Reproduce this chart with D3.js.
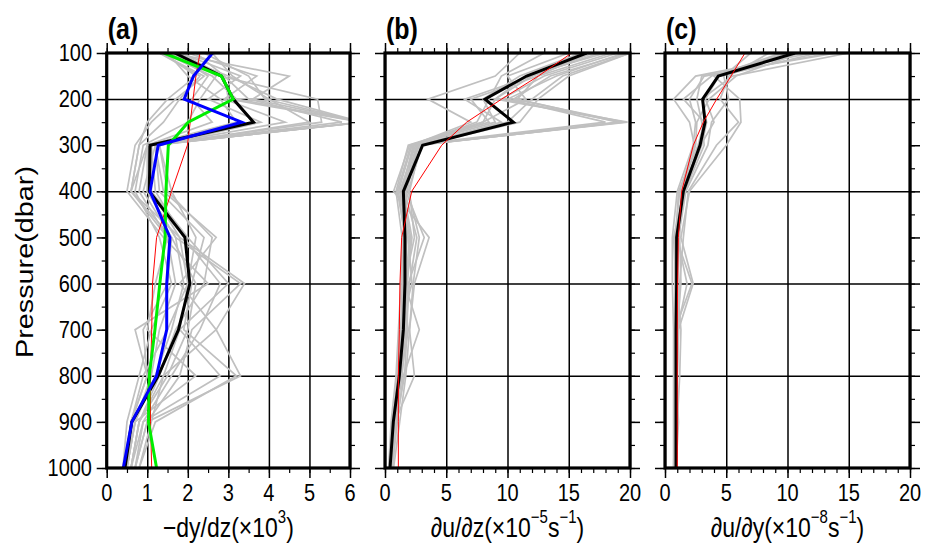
<!DOCTYPE html>
<html>
<head>
<meta charset="utf-8">
<script src="https://cdn.jsdelivr.net/npm/d3@7"></script>
<style>
body { margin: 0; background: #fff; }
text { font-family: "Liberation Sans", Arial, Helvetica, sans-serif; fill: #000; }
</style>
</head>
<body>
<div id="chart"></div>
<script>
// pressure levels (dbar) shared by every profile
var levels = [100, 150, 200, 250, 300, 400, 500, 600, 700, 800, 900, 1000];
var yTicks = [100, 200, 300, 400, 500, 600, 700, 800, 900, 1000];

// panel (a) -dy/dz (x10^3)
var blackA = [1.68, 2.83, 3.12, 3.62, 1.07, 1.05, 1.93, 2.05, 1.77, 1.27, 0.62, 0.45];
var greenA = [1.41, 2.83, 3.12, 2.01, 1.52, 1.46, 1.44, 1.31, 1.19, 1.05, 1.03, 1.23];
var blueA  = [2.61, 2.14, 1.91, 3.33, 1.27, 1.07, 1.56, 1.48, 1.48, 1.23, 0.62, 0.41];
var redA   = [2.30, 2.20, 2.13, 2.06, 1.99, 1.60, 1.23, 1.13, 1.11, 1.08, 1.08, 1.11];
var grayA = [
  [1.4, 2.6, 3.2, 6.3, 1.1, 1.0, 1.7, 1.9, 1.6, 1.2, 0.7, 0.5],
  [1.5, 3.0, 4.2, 6.3, 1.2, 0.9, 1.6, 2.2, 2.0, 1.5, 0.8, 0.6],
  [1.7, 2.8, 5.2, 5.3, 1.1, 1.1, 2.0, 3.0, 1.8, 2.8, 0.9, 0.6],
  [1.6, 4.5, 3.6, 6.3, 1.0, 0.6, 1.8, 3.4, 2.7, 3.3, 1.0, 0.7],
  [1.3, 2.4, 1.7, 1.1, 0.7, 0.5, 1.4, 2.5, 0.7, 1.0, 0.6, 0.4],
  [1.4, 2.2, 1.5, 1.0, 0.8, 0.6, 1.5, 1.2, 1.0, 2.2, 0.7, 0.5],
  [2.0, 3.7, 2.9, 4.4, 1.2, 1.4, 2.7, 1.8, 2.7, 1.4, 1.1, 0.8],
  [1.8, 3.3, 2.5, 3.8, 1.3, 1.6, 2.2, 2.0, 1.5, 0.9, 0.6, 0.5],
  [2.2, 2.9, 3.5, 5.8, 1.1, 1.2, 1.9, 2.8, 2.3, 1.6, 0.9, 0.7],
  [1.5, 2.0, 2.8, 3.2, 1.0, 0.8, 1.5, 1.7, 1.3, 1.1, 0.7, 0.5],
  [2.4, 3.5, 3.9, 6.3, 1.2, 1.3, 2.4, 2.1, 1.9, 3.2, 1.2, 0.8],
  [1.9, 2.7, 2.3, 2.0, 0.9, 0.7, 1.3, 1.6, 1.1, 0.8, 0.5, 0.4],
  [2.6, 3.1, 4.0, 5.0, 1.3, 1.5, 2.6, 2.4, 1.7, 1.3, 0.8, 0.6],
  [1.6, 2.5, 2.1, 2.6, 1.0, 1.0, 1.7, 3.3, 2.1, 1.8, 1.0, 0.7],
  [1.8, 2.9, 3.0, 6.3, 1.1, 1.1, 1.8, 2.0, 1.8, 1.4, 0.8, 0.6],
  [1.3, 2.3, 1.8, 1.4, 0.8, 0.6, 1.6, 1.5, 0.9, 1.0, 0.6, 0.5]
];

// panel (b) du/dz (x10^-5 s^-1)
var blackB = [16.46, 11.56, 8.16, 10.48, 3.07, 1.50, 1.63, 1.63, 1.50, 1.17, 0.68, 0.41];
var redB   = [15.24, 12.52, 9.52, 6.67, 4.63, 2.18, 1.36, 1.22, 1.17, 1.09, 1.09, 1.09];
var grayB = [
  [17.5, 12.0, 9.0, 19.8, 2.5, 1.2, 1.8, 1.6, 1.4, 1.1, 0.6, 0.4],
  [19.8, 13.5, 10.5, 19.5, 2.8, 1.5, 2.2, 1.8, 1.6, 1.3, 0.7, 0.5],
  [16.0, 11.0, 8.0, 9.0, 2.3, 1.4, 2.0, 1.7, 1.5, 1.2, 0.7, 0.4],
  [18.5, 12.5, 7.0, 8.5, 2.0, 0.7, 3.6, 2.4, 2.0, 2.4, 0.8, 0.5],
  [20.0, 14.5, 12.0, 10.0, 2.6, 1.8, 1.5, 1.4, 1.9, 1.3, 0.9, 0.6],
  [11.0, 9.0, 3.5, 7.0, 2.2, 1.1, 1.6, 1.5, 1.3, 1.1, 0.6, 0.4],
  [19.0, 13.0, 9.5, 19.3, 2.7, 1.6, 2.6, 2.0, 1.7, 1.4, 0.8, 0.5],
  [15.0, 10.0, 11.5, 8.0, 2.4, 1.3, 1.9, 2.2, 1.2, 1.0, 0.7, 0.4],
  [17.0, 12.0, 6.5, 9.5, 2.9, 2.0, 2.4, 1.6, 2.8, 1.5, 1.0, 0.6],
  [19.5, 14.0, 10.0, 18.0, 2.1, 1.0, 1.7, 1.4, 1.3, 1.2, 0.6, 0.3],
  [13.0, 9.5, 8.5, 7.5, 2.3, 1.7, 3.2, 1.9, 1.8, 1.6, 0.9, 0.6],
  [20.0, 15.0, 12.5, 11.0, 3.0, 1.9, 2.8, 2.3, 2.0, 1.7, 1.2, 0.7],
  [18.0, 11.5, 9.0, 8.0, 1.9, 0.9, 1.4, 1.3, 1.1, 0.9, 0.5, 0.3],
  [16.5, 12.5, 10.8, 19.0, 2.6, 1.4, 2.1, 1.8, 1.5, 1.3, 0.8, 0.5]
];

// panel (c) du/dy (x10^-8 s^-1)
var blackC = [10.61, 4.35, 3.07, 3.27, 2.86, 1.50, 0.95, 0.95, 0.90, 0.90, 0.90, 0.90];
var redC   = [6.53, 5.39, 4.22, 3.13, 2.31, 1.36, 1.09, 1.03, 1.00, 1.00, 1.00, 1.00];
var grayC = [
  [15.0, 5.5, 3.0, 3.4, 3.0, 1.5, 1.0, 1.0, 0.9, 0.9, 0.9, 0.9],
  [12.0, 2.5, 0.7, 2.0, 2.4, 1.2, 0.8, 0.8, 0.8, 0.8, 0.8, 0.8],
  [9.5, 4.0, 6.1, 6.2, 5.0, 2.0, 1.3, 2.3, 1.1, 1.0, 0.9, 0.8],
  [13.5, 3.2, 2.0, 2.5, 2.3, 1.0, 0.6, 0.6, 0.7, 0.7, 0.7, 0.7],
  [7.0, 4.8, 5.2, 3.8, 3.5, 1.7, 1.1, 1.0, 1.3, 1.2, 1.0, 0.9],
  [11.0, 5.8, 3.6, 2.6, 2.5, 1.4, 1.0, 1.8, 1.0, 0.9, 0.8, 0.8],
  [14.0, 3.0, 2.6, 3.0, 3.2, 1.6, 0.7, 0.9, 0.8, 0.9, 1.1, 0.9],
  [8.5, 5.2, 4.5, 6.0, 4.2, 1.9, 1.5, 1.2, 1.1, 1.0, 0.9, 0.9],
  [10.0, 3.8, 1.5, 3.2, 2.7, 1.1, 0.9, 2.2, 0.8, 0.8, 0.8, 0.7],
  [12.5, 4.4, 3.3, 4.0, 2.9, 1.3, 1.2, 1.3, 1.0, 0.9, 0.9, 0.8]
];

var xTicksA = [0, 1, 2, 3, 4, 5, 6];
var xTicksBC = [0, 5, 10, 15, 20];

var svg = d3.select("#chart").append("svg")
    .attr("width", 935)
    .attr("height", 544);

var top_ = 53, bottom = 468;
var y = d3.scaleLinear().domain([100, 1000]).range([top_, bottom]);

// stretched text, the figure's lettering is tall and narrow
function label(x, yy, str, size, anchor, weight) {
    return svg.append("text")
        .attr("transform", "translate(" + x + "," + yy + ") scale(1,1.2)")
        .attr("text-anchor", anchor || "middle")
        .attr("dominant-baseline", "central")
        .style("font-size", size + "px")
        .style("font-weight", weight || "normal")
        .text(str);
}

function styleAxis(g, width) {
    g.select(".domain").remove();
    g.selectAll("line").attr("stroke", "#000").attr("stroke-width", width);
}

function drawPanel(p) {
    var x = d3.scaleLinear().domain([0, p.xmax]).range([p.left, p.right]);
    var w = p.right - p.left, h = bottom - top_;

    svg.append("clipPath").attr("id", "clip" + p.name)
        .append("rect").attr("x", p.left).attr("y", top_).attr("width", w).attr("height", h);

    // grid
    svg.append("g").attr("transform", "translate(0," + bottom + ")")
        .call(d3.axisBottom(x).tickValues(p.grid).tickSize(-h).tickFormat(""))
        .call(styleAxis, 1.5);
    svg.append("g").attr("transform", "translate(" + p.left + ",0)")
        .call(d3.axisLeft(y).tickValues([200, 400, 600, 800]).tickSize(-w).tickFormat(""))
        .call(styleAxis, 1.5);

    // ticks on all four sides, outward
    var minorX = d3.range(0, p.xmax + 1e-9, p.minor);
    var minorY = d3.range(100, 1001, 50);
    [[d3.axisBottom, "translate(0," + bottom + ")"], [d3.axisTop, "translate(0," + top_ + ")"]].forEach(function(a) {
        svg.append("g").attr("transform", a[1])
            .call(a[0](x).tickValues(minorX).tickSize(5).tickFormat("")).call(styleAxis, 1.2);
        svg.append("g").attr("transform", a[1])
            .call(a[0](x).tickValues(p.grid).tickSize(10).tickFormat("")).call(styleAxis, 1.5);
    });
    [[d3.axisLeft, "translate(" + p.left + ",0)"], [d3.axisRight, "translate(" + p.right + ",0)"]].forEach(function(a) {
        svg.append("g").attr("transform", a[1])
            .call(a[0](y).tickValues(minorY).tickSize(5).tickFormat("")).call(styleAxis, 1.2);
        svg.append("g").attr("transform", a[1])
            .call(a[0](y).tickValues(yTicks).tickSize(10).tickFormat("")).call(styleAxis, 1.5);
    });

    var line = d3.line()
        .x(function(d) { return x(d[0]); })
        .y(function(d) { return y(d[1]); });
    var pair = function(vals) { return vals.map(function(v, i) { return [v, levels[i]]; }); };

    var lines = svg.append("g").attr("clip-path", "url(#clip" + p.name + ")");
    lines.selectAll(".gray")
        .data(p.gray)
        .enter().append("path")
        .attr("class", "gray")
        .attr("d", function(d) { return line(pair(d)); })
        .attr("fill", "none")
        .attr("stroke", "#c0c0c0")
        .attr("stroke-width", 1.7);

    p.series.forEach(function(s) {
        lines.append("path")
            .attr("d", line(pair(s.values)))
            .attr("fill", "none")
            .attr("stroke", s.color)
            .attr("stroke-width", s.width)
            .attr("stroke-linejoin", "miter");
    });

    // frame
    svg.append("rect")
        .attr("x", p.left).attr("y", top_).attr("width", w).attr("height", h)
        .attr("fill", "none").attr("stroke", "#000").attr("stroke-width", 3.2);

    p.labels.forEach(function(v) { label(x(v), 493, v, 20); });
    label(p.left + 1, 29, "(" + p.name + ")", 25, "start", "bold");

    var t = label((p.left + p.right) / 2, 527, "", 23);
    p.title.forEach(function(part) {
        var ts = t.append("tspan").text(part[0]);
        if (part[1] == "sup") ts.attr("dy", -9).style("font-size", "15px");
        if (part[1] == "down") ts.attr("dy", 9);
    });
}

drawPanel({
    name: "a", left: 106.7, right: 350, xmax: 6, minor: 0.5, grid: xTicksA, labels: xTicksA,
    gray: grayA,
    series: [
        {values: blackA, color: "#000", width: 3},
        {values: redA, color: "#ff0000", width: 1},
        {values: greenA, color: "#00ee00", width: 3},
        {values: blueA, color: "#0000ff", width: 3}
    ],
    title: [["\u2212dy/dz(\u00d710"], ["3", "sup"], [")", "down"]]
});
drawPanel({
    name: "b", left: 385, right: 630, xmax: 20, minor: 1, grid: xTicksBC, labels: xTicksBC,
    gray: grayB,
    series: [
        {values: blackB, color: "#000", width: 3},
        {values: redB, color: "#ff0000", width: 1}
    ],
    title: [["\u2202u/\u2202z(\u00d710"], ["\u22125", "sup"], ["s", "down"], ["\u22121", "sup"], [")", "down"]]
});
drawPanel({
    name: "c", left: 665, right: 910, xmax: 20, minor: 1, grid: xTicksBC, labels: xTicksBC,
    gray: grayC,
    series: [
        {values: blackC, color: "#000", width: 3},
        {values: redC, color: "#ff0000", width: 1}
    ],
    title: [["\u2202u/\u2202y(\u00d710"], ["\u22128", "sup"], ["s", "down"], ["\u22121", "sup"], [")", "down"]]
});

// pressure tick labels on panel (a) only
yTicks.forEach(function(v) { label(92, y(v), v, 20, "end"); });

svg.append("text")
    .attr("transform", "translate(25,262) rotate(-90) scale(1.2,1)")
    .attr("text-anchor", "middle")
    .attr("dominant-baseline", "central")
    .style("font-size", "24px")
    .text("Pressure(dbar)");
</script>
</body>
</html>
▬▬▬
=== What is expected ===
Select every line of the material above holding the word "chart" and copy it.

=== Task result ===
Reproduce this chart with D3.js.
<div id="chart"></div>
var svg = d3.select("#chart").append("svg")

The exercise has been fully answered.